* _What needs to be done_
Leave the pictures out. Return all other data exactly.

* _Collected material_
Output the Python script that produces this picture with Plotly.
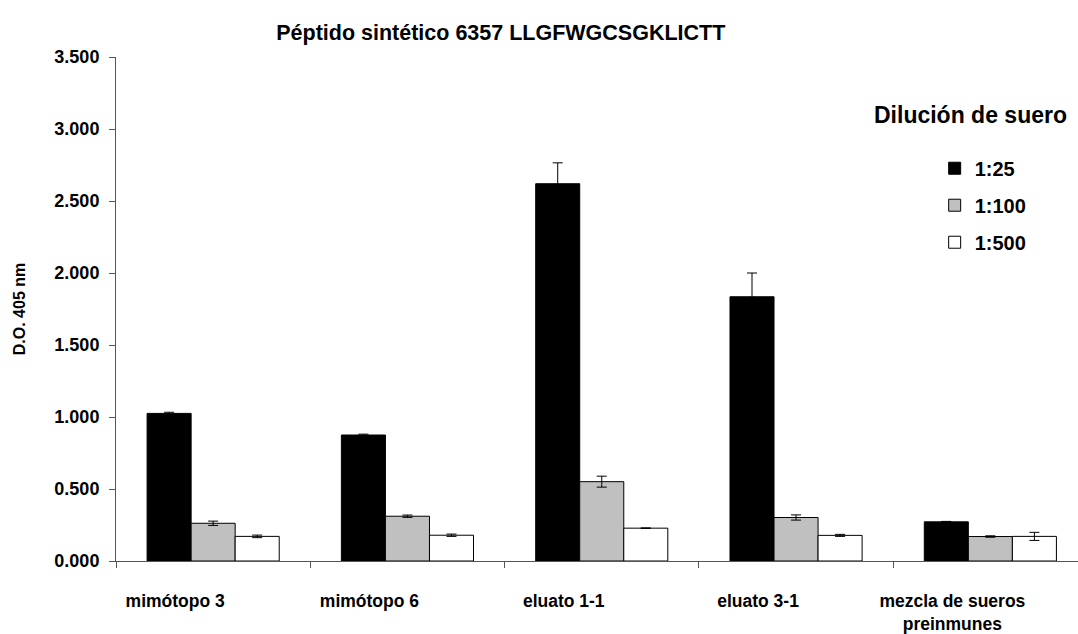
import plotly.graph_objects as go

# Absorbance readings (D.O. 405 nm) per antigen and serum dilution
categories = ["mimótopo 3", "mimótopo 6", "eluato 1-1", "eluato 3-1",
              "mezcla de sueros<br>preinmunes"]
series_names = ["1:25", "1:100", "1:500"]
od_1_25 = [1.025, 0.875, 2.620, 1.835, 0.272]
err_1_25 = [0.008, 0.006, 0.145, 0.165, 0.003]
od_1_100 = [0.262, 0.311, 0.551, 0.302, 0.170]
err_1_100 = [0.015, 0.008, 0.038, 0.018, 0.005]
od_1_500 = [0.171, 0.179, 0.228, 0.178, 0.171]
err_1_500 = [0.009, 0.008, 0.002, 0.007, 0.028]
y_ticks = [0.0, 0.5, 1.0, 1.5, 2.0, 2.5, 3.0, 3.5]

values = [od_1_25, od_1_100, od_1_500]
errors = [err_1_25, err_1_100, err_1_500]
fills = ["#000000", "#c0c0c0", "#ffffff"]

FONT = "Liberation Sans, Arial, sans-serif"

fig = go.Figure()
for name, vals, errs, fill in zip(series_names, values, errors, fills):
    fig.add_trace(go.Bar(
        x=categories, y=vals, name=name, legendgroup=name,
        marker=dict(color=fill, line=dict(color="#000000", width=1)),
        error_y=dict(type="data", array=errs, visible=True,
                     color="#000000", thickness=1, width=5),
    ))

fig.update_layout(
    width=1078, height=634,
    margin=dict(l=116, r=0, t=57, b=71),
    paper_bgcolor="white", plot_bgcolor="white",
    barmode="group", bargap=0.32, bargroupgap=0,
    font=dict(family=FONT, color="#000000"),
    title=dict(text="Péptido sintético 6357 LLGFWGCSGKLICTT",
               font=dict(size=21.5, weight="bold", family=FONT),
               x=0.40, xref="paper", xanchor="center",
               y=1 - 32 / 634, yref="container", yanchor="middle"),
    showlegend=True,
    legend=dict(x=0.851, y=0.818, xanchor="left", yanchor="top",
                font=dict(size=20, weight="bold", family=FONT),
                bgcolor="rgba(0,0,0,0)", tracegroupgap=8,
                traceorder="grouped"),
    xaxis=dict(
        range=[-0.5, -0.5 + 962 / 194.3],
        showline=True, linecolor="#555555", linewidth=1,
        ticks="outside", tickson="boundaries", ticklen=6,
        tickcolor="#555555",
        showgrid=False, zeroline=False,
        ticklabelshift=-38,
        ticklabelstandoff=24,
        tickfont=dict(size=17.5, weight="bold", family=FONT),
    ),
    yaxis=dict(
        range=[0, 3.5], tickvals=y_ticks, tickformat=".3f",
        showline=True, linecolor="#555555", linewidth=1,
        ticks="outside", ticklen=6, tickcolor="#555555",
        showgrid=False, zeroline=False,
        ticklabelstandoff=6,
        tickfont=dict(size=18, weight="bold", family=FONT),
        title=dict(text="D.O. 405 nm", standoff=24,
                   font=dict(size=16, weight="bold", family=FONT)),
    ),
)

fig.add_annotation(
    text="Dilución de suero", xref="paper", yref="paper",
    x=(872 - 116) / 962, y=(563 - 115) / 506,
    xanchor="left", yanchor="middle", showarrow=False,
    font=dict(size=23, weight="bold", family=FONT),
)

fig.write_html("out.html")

* _Answer for the task_
Output the Python script that produces this picture with Plotly.
import plotly.graph_objects as go

# Absorbance readings (D.O. 405 nm) per antigen and serum dilution
categories = ["mimótopo 3", "mimótopo 6", "eluato 1-1", "eluato 3-1",
              "mezcla de sueros<br>preinmunes"]
series_names = ["1:25", "1:100", "1:500"]
od_1_25 = [1.025, 0.875, 2.620, 1.835, 0.272]
err_1_25 = [0.008, 0.006, 0.145, 0.165, 0.003]
od_1_100 = [0.262, 0.311, 0.551, 0.302, 0.170]
err_1_100 = [0.015, 0.008, 0.038, 0.018, 0.005]
od_1_500 = [0.171, 0.179, 0.228, 0.178, 0.171]
err_1_500 = [0.009, 0.008, 0.002, 0.007, 0.028]
y_ticks = [0.0, 0.5, 1.0, 1.5, 2.0, 2.5, 3.0, 3.5]

values = [od_1_25, od_1_100, od_1_500]
errors = [err_1_25, err_1_100, err_1_500]
fills = ["#000000", "#c0c0c0", "#ffffff"]

FONT = "Liberation Sans, Arial, sans-serif"

fig = go.Figure()
for name, vals, errs, fill in zip(series_names, values, errors, fills):
    fig.add_trace(go.Bar(
        x=categories, y=vals, name=name, legendgroup=name,
        marker=dict(color=fill, line=dict(color="#000000", width=1)),
        error_y=dict(type="data", array=errs, visible=True,
                     color="#000000", thickness=1, width=5),
    ))

fig.update_layout(
    width=1078, height=634,
    margin=dict(l=116, r=0, t=57, b=71),
    paper_bgcolor="white", plot_bgcolor="white",
    barmode="group", bargap=0.32, bargroupgap=0,
    font=dict(family=FONT, color="#000000"),
    title=dict(text="Péptido sintético 6357 LLGFWGCSGKLICTT",
               font=dict(size=21.5, weight="bold", family=FONT),
               x=0.40, xref="paper", xanchor="center",
               y=1 - 32 / 634, yref="container", yanchor="middle"),
    showlegend=True,
    legend=dict(x=0.851, y=0.818, xanchor="left", yanchor="top",
                font=dict(size=20, weight="bold", family=FONT),
                bgcolor="rgba(0,0,0,0)", tracegroupgap=8,
                traceorder="grouped"),
    xaxis=dict(
        range=[-0.5, -0.5 + 962 / 194.3],
        showline=True, linecolor="#555555", linewidth=1,
        ticks="outside", tickson="boundaries", ticklen=6,
        tickcolor="#555555",
        showgrid=False, zeroline=False,
        ticklabelshift=-38,
        ticklabelstandoff=24,
        tickfont=dict(size=17.5, weight="bold", family=FONT),
    ),
    yaxis=dict(
        range=[0, 3.5], tickvals=y_ticks, tickformat=".3f",
        showline=True, linecolor="#555555", linewidth=1,
        ticks="outside", ticklen=6, tickcolor="#555555",
        showgrid=False, zeroline=False,
        ticklabelstandoff=6,
        tickfont=dict(size=18, weight="bold", family=FONT),
        title=dict(text="D.O. 405 nm", standoff=24,
                   font=dict(size=16, weight="bold", family=FONT)),
    ),
)

fig.add_annotation(
    text="Dilución de suero", xref="paper", yref="paper",
    x=(872 - 116) / 962, y=(563 - 115) / 506,
    xanchor="left", yanchor="middle", showarrow=False,
    font=dict(size=23, weight="bold", family=FONT),
)

fig.write_html("out.html")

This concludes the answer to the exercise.